Monday, August 17, 2009

Hot hot hot

Finally, in mid August, summer has come to Ottawa. Figures the hot, humid weather coincides with my deciding to ride my bike to work.

I love riding my bike. My commute is a particularly nice one - I cycle through the Experimental Farm, then along the canal, leaving only a few blocks in what passes for traffic here. Hard to imagine why I didn't do this sooner. It's my 4th year in my current work location, why did I take the bus or drive until now? Insanity, clearly.

There are downsides to my commute, all personal.

1. I sweat when exercising. Even very modest exercise - like, say, coasting downhill on a bike - makes me sweaty.
2. I turn beet red and stay that way for at least 20 minutes after exercising, even if I end up in a deep freeze.
3. Hunger. I now bring 2 lunches to work.

Item 1 is readily resolved with a visit to the bathroom and a change of clothing.
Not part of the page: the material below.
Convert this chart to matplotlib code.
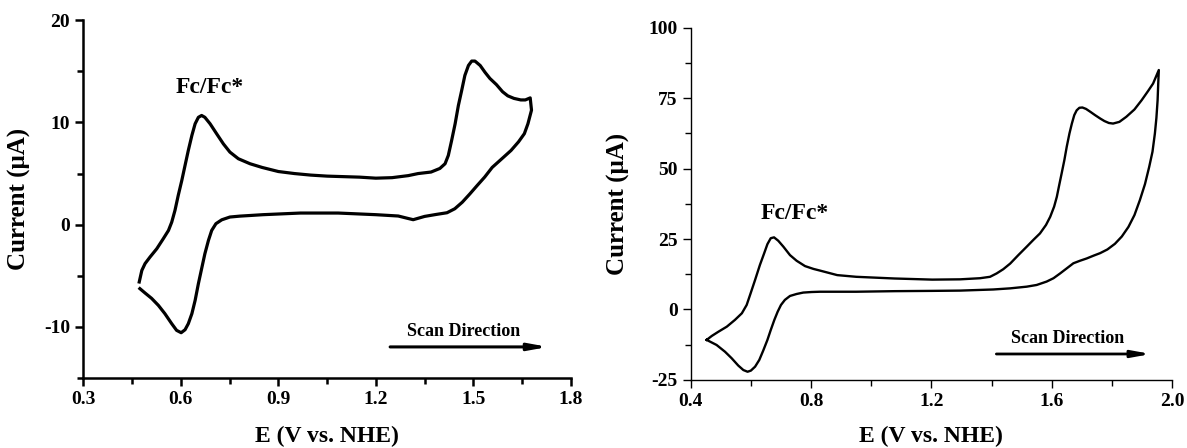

Item 2 resolves itself, eventually. Item 3 is really an upside, I like eating. Clearly, looking at the girth of the average North American, I am not alone in this.

Lunch #1 this week is a chickpea and spinach salad. Lunch #2 is an immodestly sized wrap. The recipe said you could substitute green beans for avocado, so I did. Oddly good. Not that I don't love avocado, it's just that they seem to pick them so early that I half think the avocado tree wasn't even planted yet. If you're in Canada and need a durable substitute for a hockey puck, the typical avocado found in our supermarkets would provide lengthy service.

I realize shipping an avocado from Mexico to Ottawa requires that they be picked before peak ripeness, or you'll end up with a truck full of black, rotting mush. But at least one out of the 100's of avocados for sale should be less than rock hard, right? I'd guess they are picked so early they just never ripen.

Another food that is no longer edible is the peach. Why do today's peaches start out like hard rubber balls, and immediately rot, without ever passing through an edible phase? My kids used to eat fruit once a year, in peach season. Their motivation was simple - if you eat a half a quart of peaches, you can pretty much fart at will. In a small boy, this is an irresistable temptation. I miss the peaches. Not the farts.

I should probably grow my own. Unfortunately, to build and heat a greenhouse for avocados will mean selling the Lexus, the house, and possibly a kid or two. Peaches are pretty borderline here too. So I'll hope that the earwigs have left a few of my still green tomatoes in a near-edible state, and look forward to a fruit picked while ripe. The blackberries were too long ago, and the squirrels ended up eating about half the crop. Soon they will start littering our driveway and yard with acorns. They leave enough on the road it looks like peanut butter after a few cars have gone over them.

I am not eating acorns. But maybe I should? Anyone have any recipes for fresh acorns?